3voor12 classic: De Raggende Manne in sessie (1990) en live (1991)

Op zoek naar rust met Bob Fosko

Robert Lagendijk ,

Er zijn bands die in de oefenruimte worden geboren, of in de studio. Maar er zijn ook bands die het levenslicht zien op het podium. Geheel ongeoefend beklom Geert Timmers in 1987 de bühne voor een jamsessie die meteen werd uitgezonden op 3FM, toen nog Hilversum 3. De Raggende Manne was een feit.

Als op een Nederlandse band het woord ‘gefreakt’ slaat, is het wel De Raggende Manne. Het hoekige gefröbel kwam voort uit de instrumenten van drie virtuozen: Theo Slagter, Anthony Del Monte Lyon en Walter Langdon. Stuiterend over het podium friemelden zij hun geïmproviseerde jazzy punkrock het land in. De Nederlandstalige oerkreet van Bob Fosko gaf de luisteraar eigenlijk nog het meeste houvast. Bob Fosko: ‘Het begon als een concept. Ik wilde eigenlijk de lelijkste plaat ooit maken. Platenmaatschappijen trokken in die tijd een beetje aan mij, om me een beetje richting te geven als zanger. Maar wat De Raggende Manne maakte, bleek de totale vrijheid te zijn. Niemand had er iets over te zeggen, ook de platenmaatschappijen niet. Ik had mijn vrijheid herwonnen. Hoe meer ik mijn eigen gang ging, hoe beter het bleek voor de muziek. We oefenden ook niet. Dat ging ten koste van de energie en het moment. Zo werk ik nog altijd.’

Ik vind je leuk
Ik vind je aardig
Maar je stinkt uit je bek
als een beer uit zijn reet

Het besluit om Nederlandstalig te zingen, nam Bob Fosko jaren voordat hij met De Raggende Manne begon: ‘In het Engels kwam ik niet goed tot de kern van mijn onderwerp. In die tijd kwamen Engelstalige bands niet eens in het buitenland, dus waarom zou je überhaupt in het Engels zingen?’ Met nummers als Lullen Bij De Bus, Vale Kop en Fok Me Niet Op, keek een deel van de Nederlandse muziekpers met argusogen naar de band. De single Nee’s Niks met een duur van zes seconden, hielp ook niet. ‘Bij OOR dachten ze dat het een grap was.’ Ook collega-muzikanten namen de band niet serieus. ‘Huub van der Lubbe van De Dijk vond ons charlatans. Maar voor ons was het bloedserieus.’  

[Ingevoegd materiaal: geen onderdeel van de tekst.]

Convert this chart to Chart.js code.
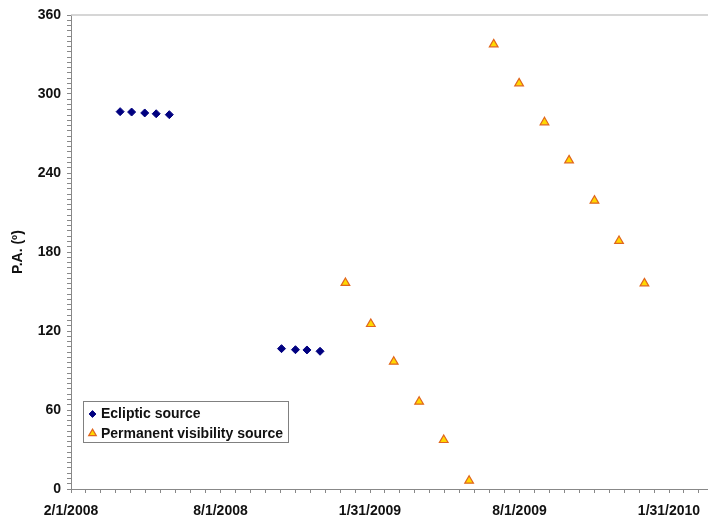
<!DOCTYPE html>
<html>
<head>
<meta charset="utf-8">
<script src="https://cdn.jsdelivr.net/npm/chart.js"></script>
<style>
  html, body { margin: 0; padding: 0; background: #fff; overflow: hidden; }
  #wrap { width: 708px; height: 521px; position: relative; }
</style>
</head>
<body>
<div id="wrap"><canvas id="c" width="708" height="521"></canvas></div>
<script>
// ---- data ----
const axisStartDate = '2008-02-01';
const eclipticDates = ['2008-04-01','2008-04-15','2008-05-01','2008-05-15','2008-05-31',
                       '2008-10-15','2008-11-01','2008-11-15','2008-12-01'];
const eclipticPA = [286.6, 286.3, 285.6, 285.0, 284.3, 106.6, 105.8, 105.6, 104.6];
const permanentDates = ['2009-01-01','2009-02-01','2009-03-01','2009-04-01','2009-05-01','2009-06-01',
                        '2009-07-01','2009-08-01','2009-09-01','2009-10-01','2009-11-01','2009-12-01','2010-01-01'];
const permanentPA = [156.5, 125.3, 96.7, 66.3, 37.2, 6.3, 337.7, 308.1, 278.5, 249.6, 219.0, 188.4, 156.2];
const xTickLabels = ['2/1/2008', '8/1/2008', '1/31/2009', '8/1/2009', '1/31/2010'];
const yTickLabels = [0, 60, 120, 180, 240, 300, 360];
const seriesNames = ['Ecliptic source', 'Permanent visibility source'];

// ---- helpers ----
const DAY = 86400000;
const base = Date.parse(axisStartDate);
const toDay = s => (Date.parse(s) - base) / DAY;
const X_MAJOR = 182.5, X_MINOR = 18.25, X_MAX = 777.6;
const Y_MINOR = 4;

const font = { family: '"Liberation Sans", Arial, sans-serif', size: 14, weight: 'bold' };

const topBorder = {
  id: 'topBorder',
  beforeDatasetsDraw(chart) {
    const { ctx, chartArea: a } = chart;
    ctx.save();
    ctx.strokeStyle = '#c8c8c8';
    ctx.lineWidth = 1.5;
    ctx.beginPath();
    ctx.moveTo(a.left, a.top);
    ctx.lineTo(a.right, a.top);
    ctx.stroke();
    ctx.restore();
  }
};

const boxLegend = {
  id: 'boxLegend',
  afterDraw(chart) {
    const ctx = chart.ctx;
    const a = chart.chartArea;
    const x0 = a.left + 12.5, y0 = 401.5, w = 205, h = 41;
    ctx.save();
    ctx.fillStyle = '#fff';
    ctx.fillRect(x0, y0, w, h);
    ctx.strokeStyle = '#808080';
    ctx.lineWidth = 1;
    ctx.strokeRect(x0, y0, w, h);
    ctx.font = 'bold 14px "Liberation Sans", Arial, sans-serif';
    ctx.textBaseline = 'middle';
    ctx.textAlign = 'left';
    chart.data.datasets.forEach((ds, i) => {
      const cy = y0 + 12.5 + i * 19.5;
      const cx = x0 + 9;
      ctx.fillStyle = ds.backgroundColor;
      ctx.strokeStyle = ds.borderColor;
      ctx.lineWidth = ds.borderWidth;
      Chart.helpers.drawPoint(ctx, { pointStyle: ds.pointStyle, radius: ds.pointRadius - 0.6, borderWidth: ds.borderWidth, rotation: 0 }, cx, cy);
      ctx.fillStyle = '#111';
      ctx.fillText(ds.label, x0 + 17.5, cy + 0.5);
    });
    ctx.restore();
  }
};

new Chart(document.getElementById('c'), {
  type: 'scatter',
  data: {
    datasets: [
      {
        label: seriesNames[0],
        data: eclipticDates.map((d, i) => ({ x: toDay(d), y: eclipticPA[i] })),
        pointStyle: 'rectRot', pointRadius: 4,
        backgroundColor: '#000080', borderColor: '#000080', borderWidth: 1
      },
      {
        label: seriesNames[1],
        data: permanentDates.map((d, i) => ({ x: toDay(d), y: permanentPA[i] })),
        pointStyle: 'triangle', pointRadius: 5,
        backgroundColor: '#FFD800', borderColor: '#E0661E', borderWidth: 1.2
      }
    ]
  },
  options: {
    responsive: false,
    animation: false,
    devicePixelRatio: 1,
    layout: { autoPadding: false, padding: { top: 15, left: 0, right: 0, bottom: 0 } },
    plugins: { legend: { display: false }, tooltip: { enabled: false } },
    scales: {
      x: {
        type: 'linear',
        min: 0, max: X_MAX,
        afterBuildTicks: s => {
          const t = [];
          for (let v = 0; v <= X_MAX + 1e-6; v += X_MINOR) t.push({ value: v });
          s.ticks = t;
        },
        afterFit: s => { s.height = 32; s.paddingRight = 0; s.paddingLeft = 0; },
        grid: { drawOnChartArea: false, drawTicks: true, tickLength: 4, color: '#888', tickColor: '#888' },
        border: { color: '#888', width: 1 },
        ticks: {
          autoSkip: false, maxRotation: 0, minRotation: 0, padding: 10,
          font, color: '#111',
          callback: v => {
            const k = Math.round(v / X_MINOR);
            return (k % 10 === 0 && xTickLabels[k / 10] !== undefined) ? xTickLabels[k / 10] : '';
          }
        }
      },
      y: {
        min: 0, max: 360,
        afterBuildTicks: s => {
          const t = [];
          for (let v = 0; v <= 360; v += Y_MINOR) t.push({ value: v });
          s.ticks = t;
        },
        afterFit: s => { s.width = 71; },
        grid: { drawOnChartArea: false, drawTicks: true, tickLength: 4, color: '#888', tickColor: '#888' },
        border: { color: '#888', width: 1 },
        title: { display: true, text: 'P.A. (º)', font, color: '#111', padding: { top: 10, bottom: 0 } },
        ticks: {
          autoSkip: false, padding: 6, font, color: '#111',
          callback: v => yTickLabels.includes(v) ? String(v) : ''
        }
      }
    }
  },
  plugins: [topBorder, boxLegend]
});
</script>
</body>
</html>
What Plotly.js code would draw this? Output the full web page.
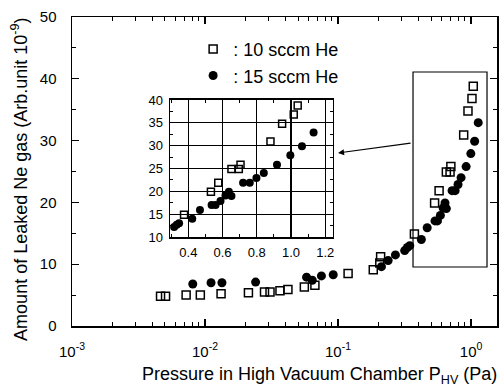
<!DOCTYPE html>
<html>
<head>
<meta charset="utf-8">
<script src="https://cdn.plot.ly/plotly-3.0.1.min.js"></script>
<style>html,body{margin:0;padding:0;background:#fff;}#chart{width:500px;height:386px;}</style>
</head>
<body>
<div id="chart"></div>
<script>
// 10 sccm He (open squares)
const p10 = [0.00463, 0.00505, 0.00721, 0.00922, 0.0132, 0.0212, 0.028, 0.0308, 0.0366, 0.042, 0.0558, 0.067, 0.119, 0.184, 0.206, 0.209, 0.375, 0.532, 0.575, 0.652, 0.695, 0.705, 0.88, 0.948, 1.016, 1.039];
const ne10 = [4.8, 4.8, 5.0, 5.0, 5.2, 5.4, 5.5, 5.5, 5.7, 5.9, 6.3, 6.6, 8.5, 9.1, 10.2, 11.2, 14.9, 19.9, 21.9, 24.9, 24.9, 25.8, 30.9, 34.8, 36.8, 38.8];
// 15 sccm He (filled circles)
const p15 = [0.00809, 0.0111, 0.0134, 0.024, 0.058, 0.064, 0.075, 0.092, 0.212, 0.238, 0.27, 0.317, 0.332, 0.346, 0.423, 0.468, 0.536, 0.559, 0.588, 0.617, 0.637, 0.652, 0.72, 0.759, 0.798, 0.841, 0.918, 0.996, 1.064, 1.132];
const ne15 = [6.8, 7.0, 7.0, 7.1, 7.9, 7.4, 8.1, 8.3, 9.6, 10.6, 11.5, 12.2, 12.7, 13.0, 14.0, 15.9, 17.0, 17.0, 17.9, 19.1, 19.9, 19.0, 21.9, 21.9, 22.9, 24.0, 25.8, 27.9, 29.9, 32.9];

const names = [': 10 sccm He', ': 15 sccm He'];
const xTickVals = [0.001, 0.01, 0.1, 1];
const xTickText = ['10<sup>-3</sup>', '10<sup>-2</sup>', '10<sup>-1</sup>', '10<sup>0</sup>'];

const minorX = [];
for (let e = -3; e <= 0; e++) for (let k = 2; k <= 9; k++) minorX.push(k * Math.pow(10, e));

const FONT = 'Arial, "Liberation Sans", sans-serif';
const sq = {symbol: 'square-open', size: 8, color: '#000', line: {color: '#000', width: 1.5}};
const ci = {symbol: 'circle', size: 9, color: '#000'};

const traces = [
  {x: p10, y: ne10, type: 'scatter', mode: 'markers', name: names[0], marker: sq, legendgroup: 'a'},
  {x: p15, y: ne15, type: 'scatter', mode: 'markers', name: names[1], marker: ci, legendgroup: 'b'},
  {x: p10, y: ne10, type: 'scatter', mode: 'markers', xaxis: 'x2', yaxis: 'y2', showlegend: false,
   marker: {symbol: 'square-open', size: 7, color: '#000', line: {color: '#000', width: 1.5}}},
  {x: p15, y: ne15, type: 'scatter', mode: 'markers', xaxis: 'x2', yaxis: 'y2', showlegend: false,
   marker: {symbol: 'circle', size: 8, color: '#000'}}
];

const layout = {
  width: 500, height: 386,
  margin: {l: 72, r: 3, t: 17, b: 60},
  paper_bgcolor: '#fff', plot_bgcolor: '#fff',
  font: {family: FONT, color: '#000', size: 14},
  showlegend: true,
  legend: {x: 0.285, y: 0.955, xanchor: 'left', yanchor: 'top', font: {size: 18}, bgcolor: 'rgba(0,0,0,0)',
           tracegroupgap: 0, traceorder: 'grouped'},
  xaxis: {
    type: 'log', range: [-3, 0.195], domain: [0, 1],
    tickmode: 'array', tickvals: xTickVals, ticktext: xTickText,
    ticks: 'inside', ticklen: 7, tickwidth: 1.2, tickcolor: '#000',
    minor: {tickmode: 'array', tickvals: minorX, ticks: 'inside', ticklen: 4, tickwidth: 1, tickcolor: '#000'},
    showline: true, linecolor: '#000', linewidth: 1.5, mirror: 'allticks',
    showgrid: false, zeroline: false, tickfont: {size: 15}, ticklabelstandoff: 11
  },
  yaxis: {
    range: [0, 50], dtick: 10, domain: [0, 1],
    ticks: 'inside', ticklen: 7, tickwidth: 1.2, tickcolor: '#000',
    minor: {dtick: 5, ticks: 'inside', ticklen: 4, tickwidth: 1, tickcolor: '#000'},
    showline: true, linecolor: '#000', linewidth: 1.5, mirror: 'allticks',
    showgrid: false, zeroline: false, tickfont: {size: 15}, ticklabelstandoff: 11
  },
  xaxis2: {
    domain: [0.2306, 0.614], range: [0.293, 1.245], anchor: 'y2',
    tick0: 0.4, dtick: 0.2, tickformat: '.1f',
    ticks: 'inside', ticklen: 5, tickwidth: 1, tickcolor: '#000',
    minor: {dtick: 0.1, ticks: 'inside', ticklen: 3, tickcolor: '#000', showgrid: false},
    showgrid: true, gridcolor: '#000', gridwidth: 1.2,
    showline: true, linecolor: '#000', linewidth: 1.5, mirror: 'allticks',
    zeroline: false, tickfont: {size: 13}, ticklabelstandoff: 3
  },
  yaxis2: {
    domain: [0.288, 0.7314], range: [10, 40], anchor: 'x2',
    dtick: 5, ticks: 'inside', ticklen: 5, tickwidth: 1, tickcolor: '#000',
    minor: {dtick: 2.5, ticks: 'inside', ticklen: 3, tickcolor: '#000', showgrid: false},
    showgrid: true, gridcolor: '#000', gridwidth: 1.2,
    showline: true, linecolor: '#000', linewidth: 1.5, mirror: 'allticks',
    zeroline: false, tickfont: {size: 13}, ticklabelstandoff: 3
  },
  shapes: [
    {type: 'rect', xref: 'paper', yref: 'paper', x0: 0.8024, x1: 0.9765, y0: 0.191, y1: 0.822,
     line: {color: '#000', width: 1.2}, fillcolor: 'rgba(0,0,0,0)'}
  ],
  annotations: [
    {xref: 'paper', yref: 'paper', x: 0.626, y: 0.56, ax: 74, ay: -10, text: '', showarrow: true,
     arrowhead: 2, arrowsize: 1, arrowwidth: 1.2, arrowcolor: '#000'},
    {xref: 'paper', yref: 'paper', x: 0.583, y: -0.117, xanchor: 'center', yanchor: 'top', showarrow: false,
     text: 'Pressure in High Vacuum Chamber P<sub>HV</sub> (Pa)', font: {size: 18}},
    {xref: 'paper', yref: 'paper', x: -0.1224, y: 0.476, xanchor: 'center', yanchor: 'middle', showarrow: false,
     textangle: -90, text: 'Amount of Leaked Ne gas (Arb.unit 10<sup>-9</sup>)', font: {size: 18}}
  ]
};

Plotly.newPlot('chart', traces, layout, {displayModeBar: false, staticPlot: true});
</script>
</body>
</html>
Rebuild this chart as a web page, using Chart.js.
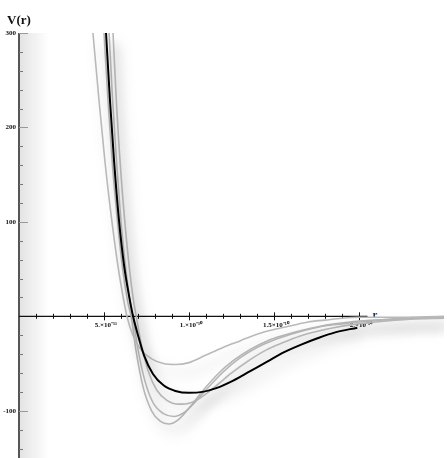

De echte doorbraak kwam tijdens Noorderslag in 1991. Iedereen werd door de korte show uit zijn schoenen geblazen en de band kreeg een grote toer door Nederland aangeboden, iets waar de meeste bands maar al te graag ja tegen zeggen. Bob Fosko zette de rem er op. In de begintijd van de band duurden optredens nooit langer dan een half uur vanwege ‘uitputtingsgevaar voor de band en het publiek’. Bob Fosko: ‘We speelden ook maximaal een keer per maand. In die tijd verdiende ik als stemacteur al geld met mijn stem en die moest ik dus niet forceren.’

In 1994 veranderde De Raggende Manne langzaam maar zeker in een rustiger band. ‘Dat was ook goed, maar heel anders. Het probleem was alleen dat het publiek alleen maar wilde wat we al gedaan hadden.’ In 2004 hield De Raggende Manne het definitief voor gezien.

Op het ogenblik is Bob Fosko bezig met zijn derde boek dat onder de titel Ik Kan Geen Publiek Meer Zien zal verschijnen. Daarnaast speelt hij in de theatervoorstelling van Mama Tandoori. Ook maakt hij nog altijd muziek. Verder brengt hij veel tijd door in Frankrijk. ‘Ik wandel veel, schrijf er mijn stukjes en doe ideeën op. Dat heb ik nodig. Ik ontloop de stress van de Randstad op die manier. Dat deed ik eigenlijk ook met De Raggende Manne. Dat was voor mij ook een manier om rustig te worden.’

De opnames die deze week uit het archief komen, zijn een sessie uit 1990 uit het VPRO radioprogramma Villa65 / Nozems-a-Gogo (31-1-1990) en een hele show De Slag Om Arnhem, opgenomen in Luxor, Arnhem (6-11-1991), vlak na het verschijnen van de succes CD “Brandende Vlierbessen”.